*DIRECTION*. Examine the material below and count the lines that hold the word "React". Report only the number.

-- Start --

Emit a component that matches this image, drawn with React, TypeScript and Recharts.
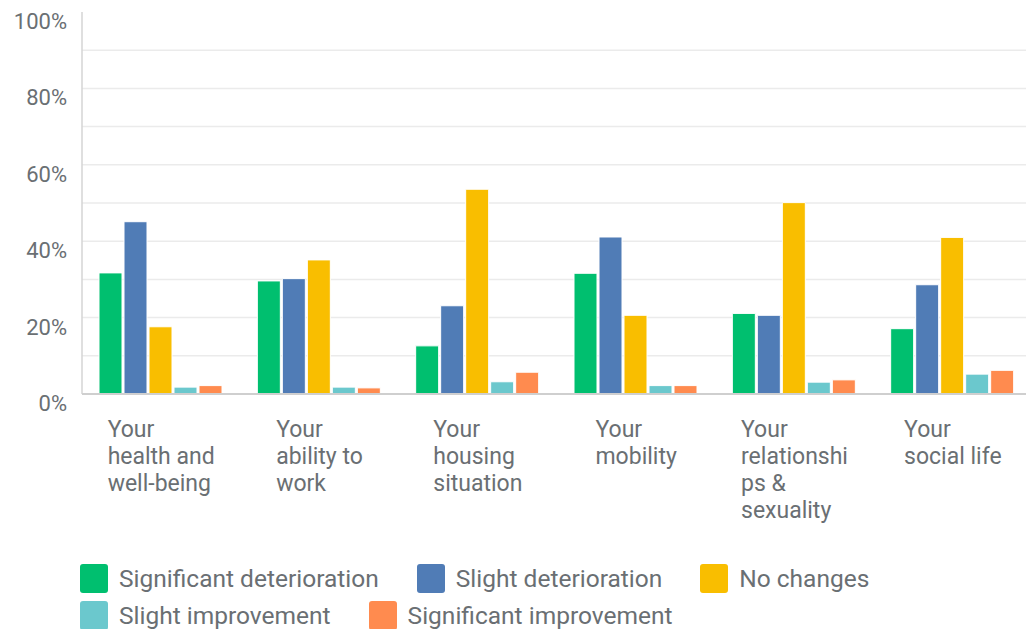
import React from "react";
import { BarChart, Bar, XAxis, YAxis, CartesianGrid, Legend } from "recharts";

const categories = [
  "Your health and well-being",
  "Your ability to work",
  "Your housing situation",
  "Your mobility",
  "Your relationships & sexuality",
  "Your social life",
];
const tickLines = [
  ["Your", "health and", "well-being"],
  ["Your", "ability to", "work"],
  ["Your", "housing", "situation"],
  ["Your", "mobility"],
  ["Your", "relationshi", "ps &", "sexuality"],
  ["Your", "social life"],
];
const significantDeterioration = [31.7, 29.6, 12.6, 31.6, 21.1, 17.1];
const slightDeterioration = [45.1, 30.2, 23.1, 41.1, 20.6, 28.6];
const noChanges = [17.6, 35.1, 53.6, 20.6, 50.1, 41.0];
const slightImprovement = [1.8, 1.8, 3.2, 2.2, 3.1, 5.2];
const significantImprovement = [2.2, 1.6, 5.7, 2.2, 3.7, 6.2];
const yTicks = [0, 10, 20, 30, 40, 50, 60, 70, 80, 90, 100];
const gridValues = [10, 20, 30, 40, 50, 60, 70, 80, 90];

const seriesList = [
  { key: "sigDet", name: "Significant deterioration", color: "#00BF6F", values: significantDeterioration },
  { key: "slDet", name: "Slight deterioration", color: "#507CB6", values: slightDeterioration },
  { key: "noCh", name: "No changes", color: "#F9BE00", values: noChanges },
  { key: "slImp", name: "Slight improvement", color: "#6BC8CD", values: slightImprovement },
  { key: "sigImp", name: "Significant improvement", color: "#FF8B4F", values: significantImprovement },
];

const data = categories.map((c, i) => {
  const row: any = { category: c, idx: i };
  seriesList.forEach((s) => (row[s.key] = s.values[i]));
  return row;
});

const FONT = "Roboto, 'Noto Sans', sans-serif";
const TEXT = "#6a6f73";

const YTick = (props: any) => {
  const { x, y, payload } = props;
  if (payload.value % 20 !== 0) return null;
  return (
    <text x={x} y={y} dy={17} textAnchor="end" fill={TEXT} fontSize={22} fontFamily={FONT}>
      {payload.value}%
    </text>
  );
};

const XTick = (props: any) => {
  const { x, y, index } = props;
  const lines = tickLines[index] || [];
  return (
    <foreignObject x={x - 85} y={y + 22} width={170} height={130}>
      <div style={{ textAlign: "center", fontFamily: FONT, fontSize: 23, lineHeight: "27px", color: TEXT }}>
        <div style={{ display: "inline-block", textAlign: "left" }}>
          {lines.map((l, i) => (
            <div key={i} style={{ whiteSpace: "nowrap" }}>{l}</div>
          ))}
        </div>
      </div>
    </foreignObject>
  );
};

const LegendContent = () => (
  <div style={{ display: "flex", flexWrap: "wrap", width: 900, fontFamily: FONT, fontSize: 24.5, color: TEXT }}>
    {seriesList.map((s) => (
      <div key={s.key} style={{ display: "flex", alignItems: "center", marginRight: 38, height: 37 }}>
        <div style={{ width: 28, height: 29, background: s.color, borderRadius: 3, marginRight: 11 }} />
        <span>{s.name}</span>
      </div>
    ))}
  </div>
);

export default function App() {
  return (
    <div style={{ position: "absolute", left: 0, top: 0, width: 1026, height: 629, overflow: "hidden", background: "#fff" }}>
      <BarChart
        width={1040}
        height={629}
        data={data}
        margin={{ top: 12, right: 8, left: 0, bottom: 0 }}
        barCategoryGap={17}
        barGap={2}
      >
        <CartesianGrid vertical={false} stroke="#ebebeb" strokeWidth={1.5} horizontalValues={gridValues} />
        <YAxis
          width={82}
          domain={[0, 100]}
          ticks={yTicks}
          interval={0}
          tickSize={0}
          tickMargin={15}
          tick={<YTick />}
          axisLine={{ stroke: "#d4d4d4", strokeWidth: 1.5 }}
          tickLine={false}
        />
        <XAxis
          dataKey="category"
          height={235}
          interval={0}
          tickSize={0}
          tickMargin={0}
          tick={<XTick />}
          axisLine={{ stroke: "#cfcfcf", strokeWidth: 2 }}
          tickLine={false}
        />
        <Legend
          layout="horizontal"
          verticalAlign="middle"
          align="center"
          content={<LegendContent />}
          wrapperStyle={{ left: 80, top: 560, width: 900 }}
        />
        {seriesList.map((s) => (
          <Bar key={s.key} dataKey={s.key} name={s.name} fill={s.color} stroke="#ffffff" strokeWidth={1} isAnimationActive={false} />
        ))}
      </BarChart>
    </div>
  );
}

-- End --

*RESPONSE TO THE EXERCISE*. 2